For clarity I will use $X$ (instead of $G$) and $Y$ (instead of $M$) for the sets, $F$ and $G$ for the mappings. I will write $xRy$ as shorthand for $(x,y) \in R$.
Let $(F,G)$ be a Galois connection between $\mathscr{P}(X)$ and $\mathscr{P}(Y)$. So $$
\begin{eqnarray}
F : \mathscr{P}(X) \to \mathscr{P}(Y) \\
G : \mathscr{P}(Y) \to \mathscr{P}(X)
\end{eqnarray}$$ satisfy $F(A) \le B$ iff $A \le G(B)$.

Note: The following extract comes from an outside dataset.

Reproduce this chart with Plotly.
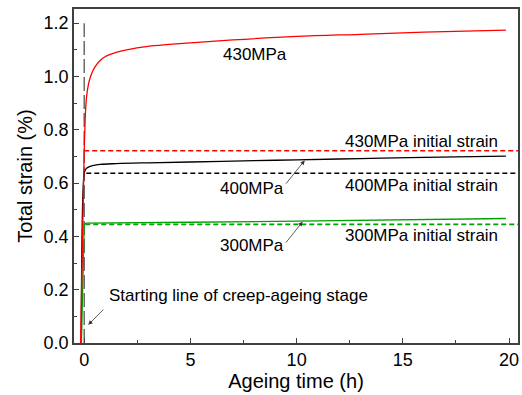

We well define $R \subseteq X \times Y$ by $$R := \{ (x,y) \in X \times Y \mid y \in F(\{x\}) \}$$
Now we have $$
\begin{eqnarray}
F_R(A) &=& \{ y \in Y \mid \exists a \in A, aRy \} \\
G_R(B) &=& \{ x \in X \mid \forall y \in Y, xRy \implies y \in B \}
\end{eqnarray}$$
And we want to show $F = F_R$ and $G = G_R$.
Now $$F_R(A) = \{ y \in Y \mid \exists a \in A, aRy \}$$ may be rewritten (by expanding the definition of $R$) as $$F_R(A) = \{ y \in Y \mid \exists a \in A, y \in F(\{a\}) \}$$ and you can see that this set is just every $y$ in $F(\{a\})$ for every $a \in A$, so it's just $F(A)$.
For $$G_R(B) = \{ x \in X \mid \forall y \in Y, y \in F(\{x\}) \implies y \in B \}$$ the inner condition is the same as saying that $F(\{x\}) \subseteq B$, apply the Galois connection to this to rewrite $G_R(B) = \{ x \in X \mid \{x\} \subseteq G(B) \}$ thus $G_R(B) = G(B)$.